Langendörfer sagte, es müsse gefragt werden, "ob die Leitlinien der Bischöfe von 2002 zum Vorgehen bei sexuellem Missbrauch durch Geistliche bereits optimal umgesetzt werden". "Vielleicht muss die Prävention trotz aller Fortschritte noch besser werden", sagte Langendörfer. Das könnte auch die Priesterausbildung und die Fortbildung von Lehrern und Erziehern betreffen. Allerdings seien jetzt "angstgeprägte oder von Ressentiments geleitete Überreaktionen gewiss nicht hilfreich".

Das Erzbistum Berlin will eine Kommission zur Aufklärung von Fällen sexuellen Missbrauchs durch Geistliche einsetzen. Dompropst Stefan Dybowski, bisher im Bistum alleiniger Ansprechpartner für Opfer, sagte ind er "Berliner Morgenpost", das geplante mehrköpfige Gremium solle sich aus Personen "aus den verschiedensten Bereichen zusammensetzen, aus der Psychologie, aus der Beratung, aus der rechtlichen Welt".

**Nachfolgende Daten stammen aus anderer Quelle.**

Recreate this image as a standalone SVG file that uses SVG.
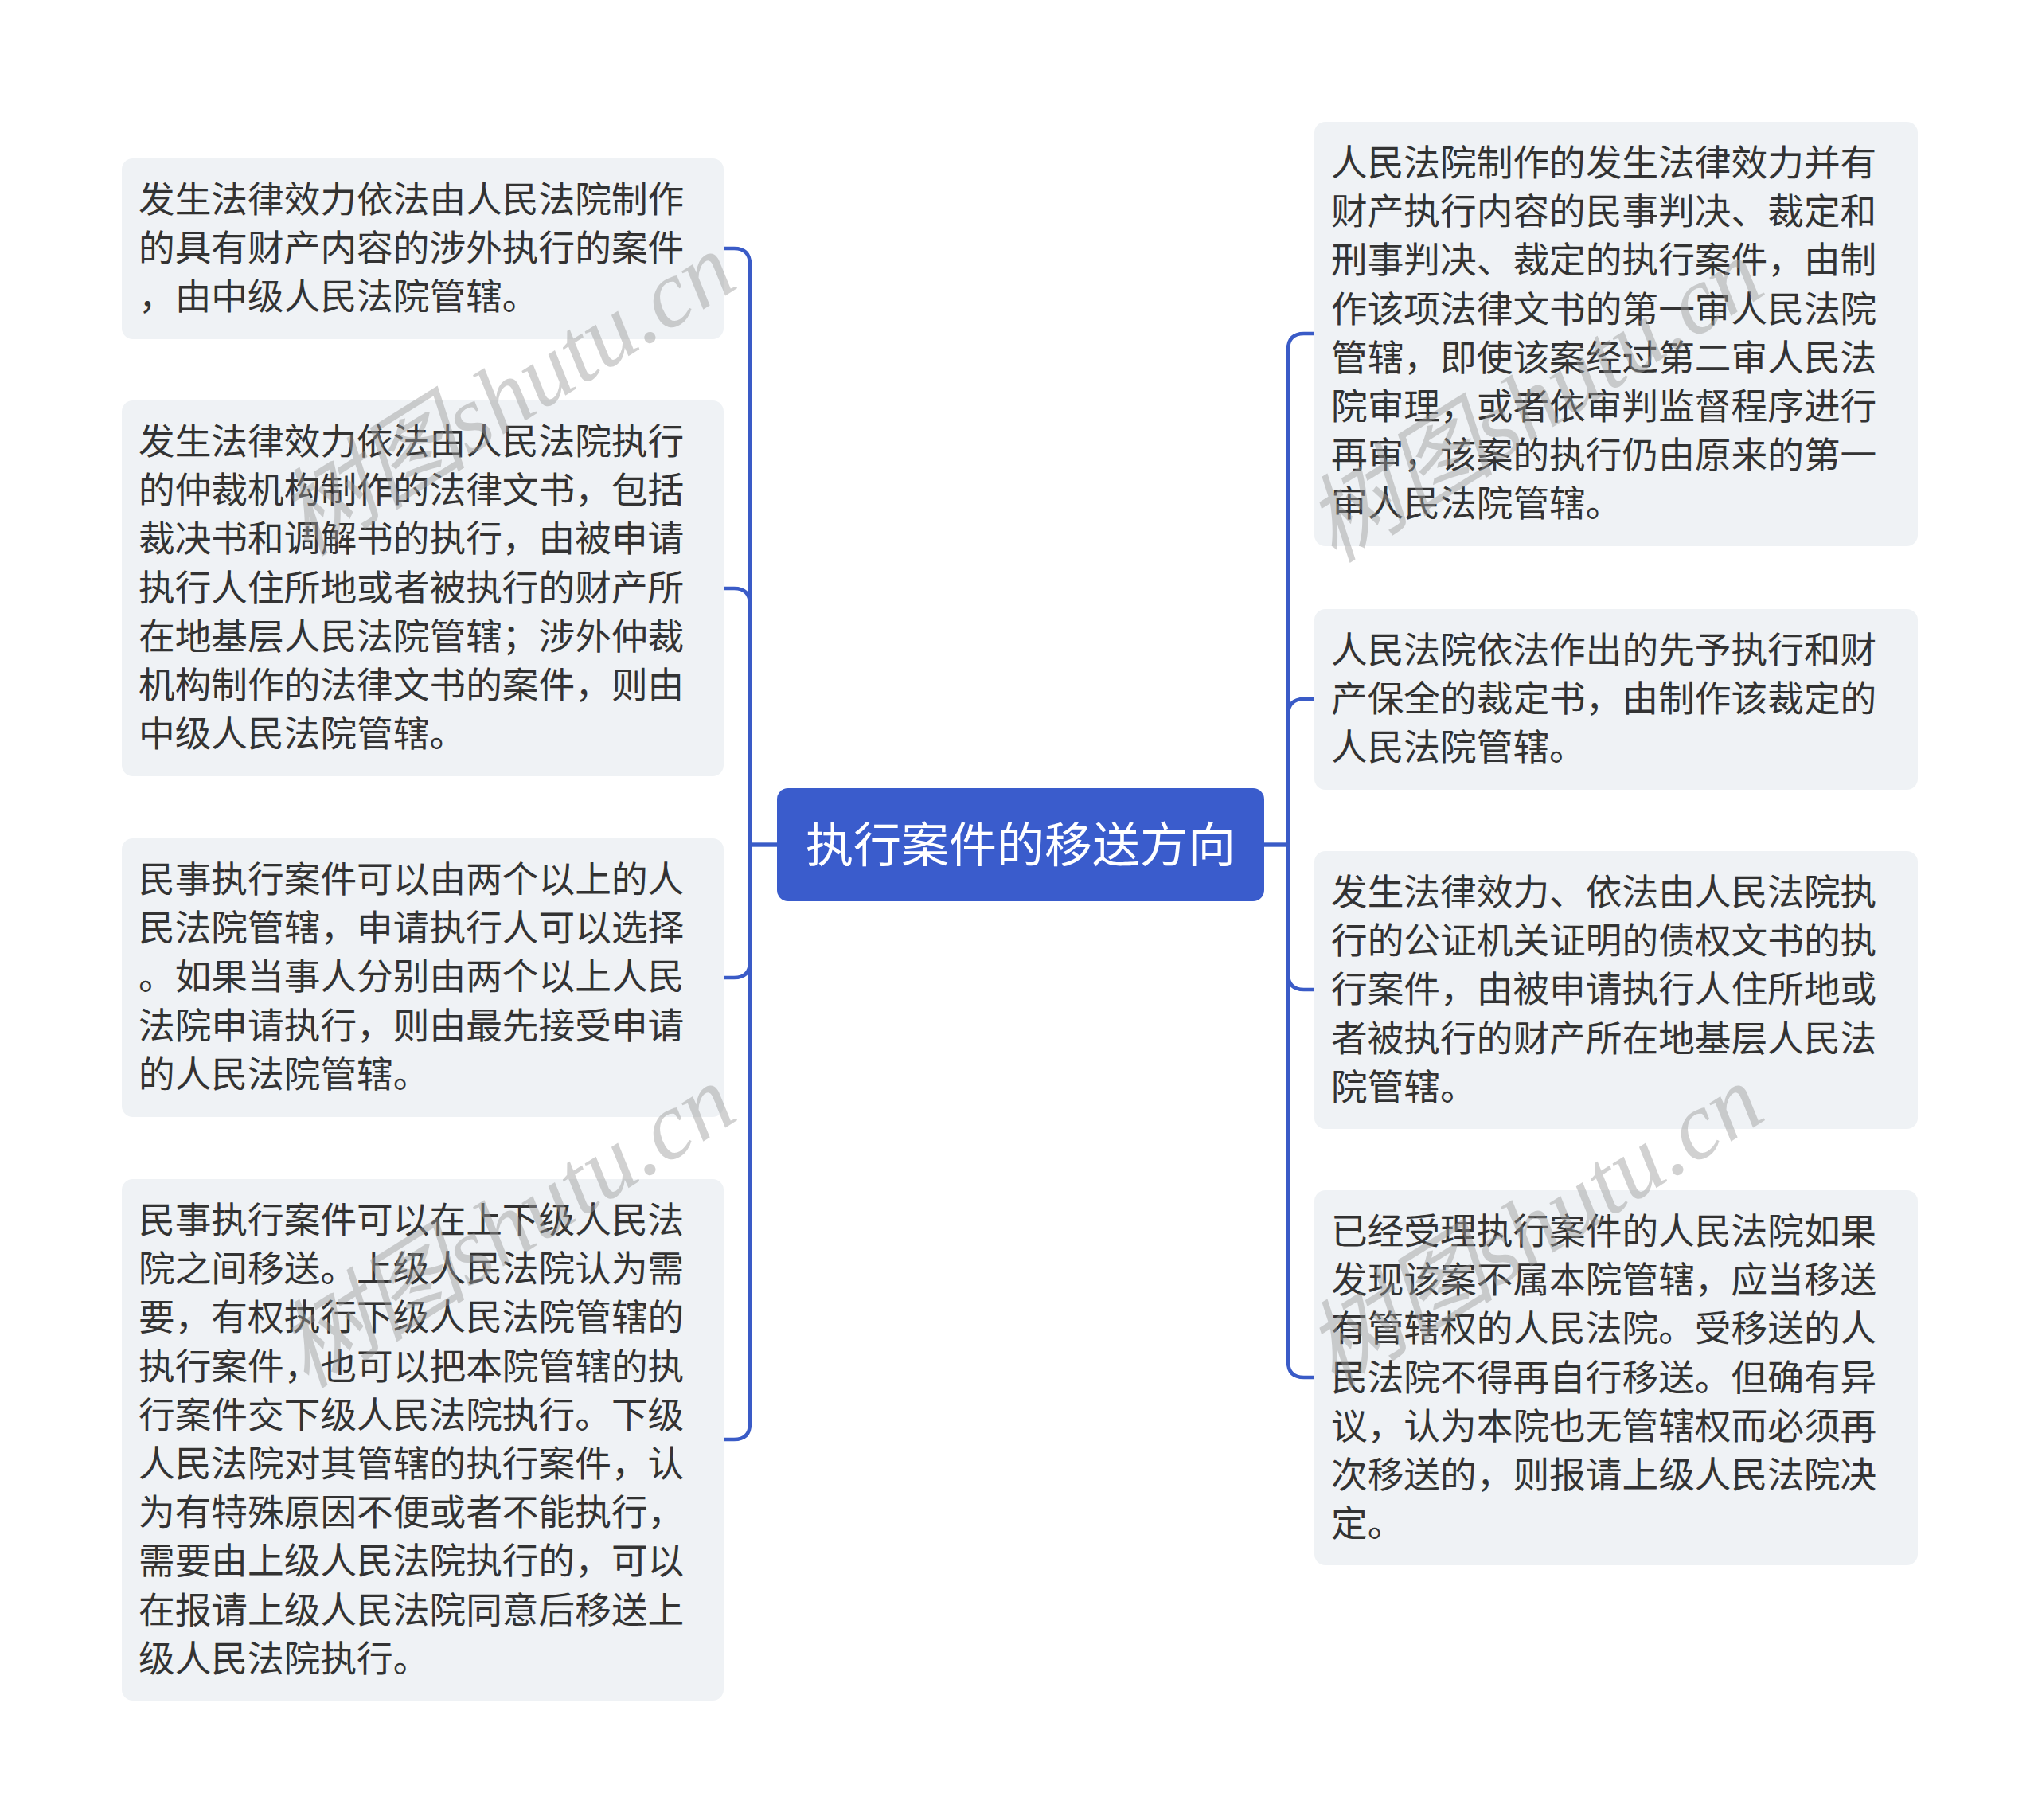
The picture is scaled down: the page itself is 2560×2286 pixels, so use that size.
<svg xmlns="http://www.w3.org/2000/svg" width="2560" height="2286" viewBox="0 0 2560 2286">
<style>
.box{fill:#eff2f5}
.t{font-family:"Noto Sans CJK SC","Noto Sans",sans-serif;font-size:45.7px;fill:#333333}
.root{fill:#3a5ccc}
.rt{font-family:"Noto Sans CJK SC","Noto Sans",sans-serif;font-size:60px;fill:#ffffff}
.c{fill:none;stroke:#3a5bc7;stroke-width:4.5;stroke-linecap:round}
.wm{font-family:"Liberation Serif","Noto Sans CJK SC",serif;font-style:italic;font-size:120px;fill:#9a9a9a;opacity:0.45}
</style>
<rect width="2560" height="2286" fill="#ffffff"/>
<g id="connectors">
<path class="c" d="M976 1061 H942 V332 Q942 312 922 312 H909"/>
<path class="c" d="M976 1061 H942 V759 Q942 739 922 739 H909"/>
<path class="c" d="M976 1061 H942 V1208 Q942 1228 922 1228 H909"/>
<path class="c" d="M976 1061 H942 V1788 Q942 1808 922 1808 H909"/>
<path class="c" d="M1588 1061 H1618 V439 Q1618 419 1638 419 H1651"/>
<path class="c" d="M1588 1061 H1618 V898 Q1618 878 1638 878 H1651"/>
<path class="c" d="M1588 1061 H1618 V1223 Q1618 1243 1638 1243 H1651"/>
<path class="c" d="M1588 1061 H1618 V1710 Q1618 1730 1638 1730 H1651"/>
</g>
<g id="root">
<rect class="root" x="976" y="990" width="612" height="142" rx="14"/>
<text class="rt" x="1282" y="1083" text-anchor="middle">执行案件的移送方向</text>
</g>
<g id="L1">
<rect class="box" x="153" y="199" width="756" height="227" rx="14"/>
<text class="t"><tspan x="174" y="267">发生法律效力依法由人民法院制作</tspan><tspan x="174" y="328.2">的具有财产内容的涉外执行的案件</tspan><tspan x="174" y="389.4">，由中级人民法院管辖。</tspan></text>
</g>
<g id="L2">
<rect class="box" x="153" y="503" width="756" height="472" rx="14"/>
<text class="t"><tspan x="174" y="571">发生法律效力依法由人民法院执行</tspan><tspan x="174" y="632.2">的仲裁机构制作的法律文书，包括</tspan><tspan x="174" y="693.4">裁决书和调解书的执行，由被申请</tspan><tspan x="174" y="754.6">执行人住所地或者被执行的财产所</tspan><tspan x="174" y="815.8">在地基层人民法院管辖；涉外仲裁</tspan><tspan x="174" y="877">机构制作的法律文书的案件，则由</tspan><tspan x="174" y="938.2">中级人民法院管辖。</tspan></text>
</g>
<g id="L3">
<rect class="box" x="153" y="1053" width="756" height="350" rx="14"/>
<text class="t"><tspan x="174" y="1121">民事执行案件可以由两个以上的人</tspan><tspan x="174" y="1182.2">民法院管辖，申请执行人可以选择</tspan><tspan x="174" y="1243.4">。如果当事人分别由两个以上人民</tspan><tspan x="174" y="1304.6">法院申请执行，则由最先接受申请</tspan><tspan x="174" y="1365.8">的人民法院管辖。</tspan></text>
</g>
<g id="L4">
<rect class="box" x="153" y="1481" width="756" height="655" rx="14"/>
<text class="t"><tspan x="174" y="1549">民事执行案件可以在上下级人民法</tspan><tspan x="174" y="1610.2">院之间移送。上级人民法院认为需</tspan><tspan x="174" y="1671.4">要，有权执行下级人民法院管辖的</tspan><tspan x="174" y="1732.6">执行案件，也可以把本院管辖的执</tspan><tspan x="174" y="1793.8">行案件交下级人民法院执行。下级</tspan><tspan x="174" y="1855">人民法院对其管辖的执行案件，认</tspan><tspan x="174" y="1916.2">为有特殊原因不便或者不能执行，</tspan><tspan x="174" y="1977.4">需要由上级人民法院执行的，可以</tspan><tspan x="174" y="2038.6">在报请上级人民法院同意后移送上</tspan><tspan x="174" y="2099.8">级人民法院执行。</tspan></text>
</g>
<g id="R1">
<rect class="box" x="1651" y="153" width="758" height="533" rx="14"/>
<text class="t"><tspan x="1672" y="221">人民法院制作的发生法律效力并有</tspan><tspan x="1672" y="282.2">财产执行内容的民事判决、裁定和</tspan><tspan x="1672" y="343.4">刑事判决、裁定的执行案件，由制</tspan><tspan x="1672" y="404.6">作该项法律文书的第一审人民法院</tspan><tspan x="1672" y="465.8">管辖，即使该案经过第二审人民法</tspan><tspan x="1672" y="527">院审理，或者依审判监督程序进行</tspan><tspan x="1672" y="588.2">再审，该案的执行仍由原来的第一</tspan><tspan x="1672" y="649.4">审人民法院管辖。</tspan></text>
</g>
<g id="R2">
<rect class="box" x="1651" y="765" width="758" height="227" rx="14"/>
<text class="t"><tspan x="1672" y="833">人民法院依法作出的先予执行和财</tspan><tspan x="1672" y="894.2">产保全的裁定书，由制作该裁定的</tspan><tspan x="1672" y="955.4">人民法院管辖。</tspan></text>
</g>
<g id="R3">
<rect class="box" x="1651" y="1069" width="758" height="349" rx="14"/>
<text class="t"><tspan x="1672" y="1137">发生法律效力、依法由人民法院执</tspan><tspan x="1672" y="1198.2">行的公证机关证明的债权文书的执</tspan><tspan x="1672" y="1259.4">行案件，由被申请执行人住所地或</tspan><tspan x="1672" y="1320.6">者被执行的财产所在地基层人民法</tspan><tspan x="1672" y="1381.8">院管辖。</tspan></text>
</g>
<g id="R4">
<rect class="box" x="1651" y="1495" width="758" height="471" rx="14"/>
<text class="t"><tspan x="1672" y="1563">已经受理执行案件的人民法院如果</tspan><tspan x="1672" y="1624.2">发现该案不属本院管辖，应当移送</tspan><tspan x="1672" y="1685.4">有管辖权的人民法院。受移送的人</tspan><tspan x="1672" y="1746.6">民法院不得再自行移送。但确有异</tspan><tspan x="1672" y="1807.8">议，认为本院也无管辖权而必须再</tspan><tspan x="1672" y="1869">次移送的，则报请上级人民法院决</tspan><tspan x="1672" y="1930.2">定。</tspan></text>
</g>
<g id="watermarks">
<text class="wm" transform="translate(385 700) rotate(-32)">树图shutu.cn</text>
<text class="wm" transform="translate(1676 708) rotate(-32)">树图shutu.cn</text>
<text class="wm" transform="translate(385 1745) rotate(-32)">树图shutu.cn</text>
<text class="wm" transform="translate(1676 1745) rotate(-32)">树图shutu.cn</text>
</g>
</svg>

Die Kirchenvolksbewegung "Wir sind Kirche" forderte: "Wenn es nicht zu einem Pauschalverdacht gegenüber allen Priestern, Ordensleuten und kirchlichen Einrichtungen kommen soll, muss die angstbesetzte kirchliche Sexuallehre und müssen die kirchlichen Strukturen auf den Prüfstand." Eine Zölibatsdebatte alleine würde zu kurz greifen.